*SHORT TASK:*
Print exactly the lines from the first one down to the line that contains "pair_id = list(range(1, 167))", both included, and skip the pictures.

╭──

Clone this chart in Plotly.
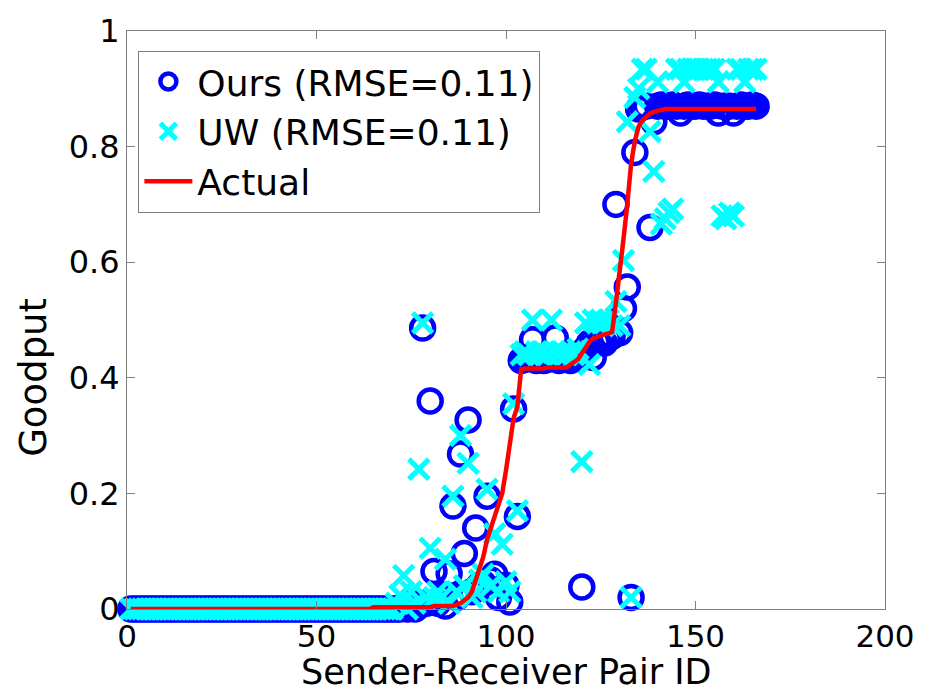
import plotly.graph_objects as go

pair_id = list(range(1, 167))

actual = (
    [0.0] * 64
    + [0.003] * 16
    + [0.005] * 6
    + [0.008, 0.01, 0.015, 0.02, 0.03, 0.05, 0.07, 0.09, 0.12, 0.14, 0.16, 0.18, 0.20,
       0.24, 0.29, 0.33, 0.35, 0.415]
    + [0.416] * 6
    + [0.418] * 6
    + [0.423, 0.427, 0.432, 0.442, 0.452, 0.462, 0.468, 0.471, 0.473, 0.475, 0.477, 0.479,
       0.53, 0.58, 0.64, 0.70, 0.77, 0.81, 0.835, 0.845, 0.852, 0.857, 0.86, 0.862]
    + [0.865] * 26
)

ours = (
    [0.0] * 70
    + [0.0, 0.0, 0.005, 0.0, 0.01, 0.0, 0.005, 0.486, 0.01, 0.36,
       0.065, 0.01, 0.02, 0.005, 0.061, 0.178, 0.02, 0.268, 0.096, 0.327,
       0.03, 0.14, 0.041, 0.044, 0.195, 0.05, 0.06, 0.02, -0.002, 0.041,
       0.012, 0.346, 0.16]
    + [0.43, 0.432, 0.435, 0.466, 0.43, 0.435, 0.43, 0.432, 0.435, 0.469,
       0.43, 0.432, 0.435, 0.43, 0.438, 0.44, 0.038, 0.45, 0.46, 0.435,
       0.462, 0.465, 0.46, 0.468, 0.472]
    + [0.70, 0.478, 0.52, 0.557, 0.02, 0.79, 0.865, 0.87, 0.87, 0.66,
       0.843, 0.87, 0.872, 0.87, 0.87, 0.872, 0.87, 0.858, 0.87, 0.872,
       0.87, 0.87, 0.872, 0.87, 0.87, 0.87, 0.872, 0.858, 0.87, 0.87,
       0.87, 0.858, 0.87, 0.872, 0.87, 0.87, 0.872, 0.87]
)

uw = (
    [0.0] * 70
    + [0.01, 0.024, 0.058, 0.0, 0.03, 0.01, 0.242, 0.495, 0.02, 0.105,
       0.02, 0.03, 0.02, 0.086, 0.01, 0.195, 0.03, 0.30, 0.04, 0.252,
       0.02, 0.03, 0.05, 0.06, 0.207, 0.04, 0.13, 0.03, 0.112, 0.047,
       0.03, 0.355, 0.17]
    + [0.44, 0.445, 0.44, 0.50, 0.445, 0.44, 0.445, 0.44, 0.50, 0.445,
       0.44, 0.445, 0.44, 0.445, 0.44, 0.45, 0.255, 0.495, 0.423, 0.50,
       0.495, 0.50, 0.495, 0.50, 0.49]
    + [0.532, 0.49, 0.603, 0.843, 0.02, 0.885, 0.90, 0.934, 0.934, 0.826,
       0.757, 0.912, 0.666, 0.675, 0.686, 0.692, 0.934, 0.934, 0.912, 0.934,
       0.934, 0.934, 0.934, 0.934, 0.934, 0.934, 0.934, 0.912, 0.68, 0.675,
       0.685, 0.68, 0.934, 0.934, 0.912, 0.934, 0.934, 0.934]
)

x_ticks = [0, 50, 100, 150, 200]
y_ticks = [0, 0.2, 0.4, 0.6, 0.8, 1]
y_tick_text = ["0", "0.2", "0.4", "0.6", "0.8", "1"]
x_title = "Sender-Receiver Pair ID"
y_title = "Goodput"

font_family = "DejaVu Sans, Liberation Sans, Arial, sans-serif"
axis_color = "#7f7f7f"

fig = go.Figure()
fig.add_trace(go.Scatter(
    x=pair_id, y=ours, mode="markers", name="Ours (RMSE=0.11)", cliponaxis=False,
    marker=dict(symbol="circle-open", size=23, color="#0000ff",
                line=dict(width=4.5, color="#0000ff")),
))
fig.add_trace(go.Scatter(
    x=pair_id, y=uw, mode="markers", name="UW (RMSE=0.11)", cliponaxis=False,
    marker=dict(symbol="x-thin-open", size=20, color="#00ffff",
                line=dict(width=5, color="#00ffff")),
))
fig.add_trace(go.Scatter(
    x=pair_id, y=actual, mode="lines", name="Actual", cliponaxis=False,
    line=dict(color="#ff0000", width=4.5),
))

fig.add_annotation(
    text=y_title, textangle=-90, xref="paper", yref="y",
    x=0, y=0.4, xanchor="center", yanchor="middle", xshift=-93,
    showarrow=False, font=dict(size=37),
)
fig.add_annotation(
    text=x_title, xref="paper", yref="paper",
    x=0.5, y=0, xanchor="center", yanchor="bottom", yshift=-85,
    showarrow=False, font=dict(size=35),
)

fig.update_layout(
    width=936, height=695,
    margin=dict(l=127, r=51, t=25, b=86),
    paper_bgcolor="white", plot_bgcolor="white",
    font=dict(family=font_family, size=31, color="black"),
    showlegend=True,
    legend=dict(
        x=0.015, y=0.966, xanchor="left", yanchor="top",
        bgcolor="white", bordercolor=axis_color, borderwidth=1,
        font=dict(size=36), itemwidth=48, tracegroupgap=0,
    ),
    xaxis=dict(
        range=[0, 200], tickvals=x_ticks, ticks="inside", ticklen=8,
        tickcolor=axis_color, showline=True, linecolor=axis_color, linewidth=1,
        mirror="ticks", showgrid=False, zeroline=False,
        tickfont=dict(size=31),
    ),
    yaxis=dict(
        range=[0, 1], tickvals=y_ticks, ticktext=y_tick_text, ticks="inside", ticklen=8,
        tickcolor=axis_color, showline=True, linecolor=axis_color, linewidth=1,
        mirror="ticks", showgrid=False, zeroline=False,
        tickfont=dict(size=32),
    ),
)

fig.write_html("out.html")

╰──

*FULL SOLUTION:*
Clone this chart in Plotly.
import plotly.graph_objects as go

pair_id = list(range(1, 167))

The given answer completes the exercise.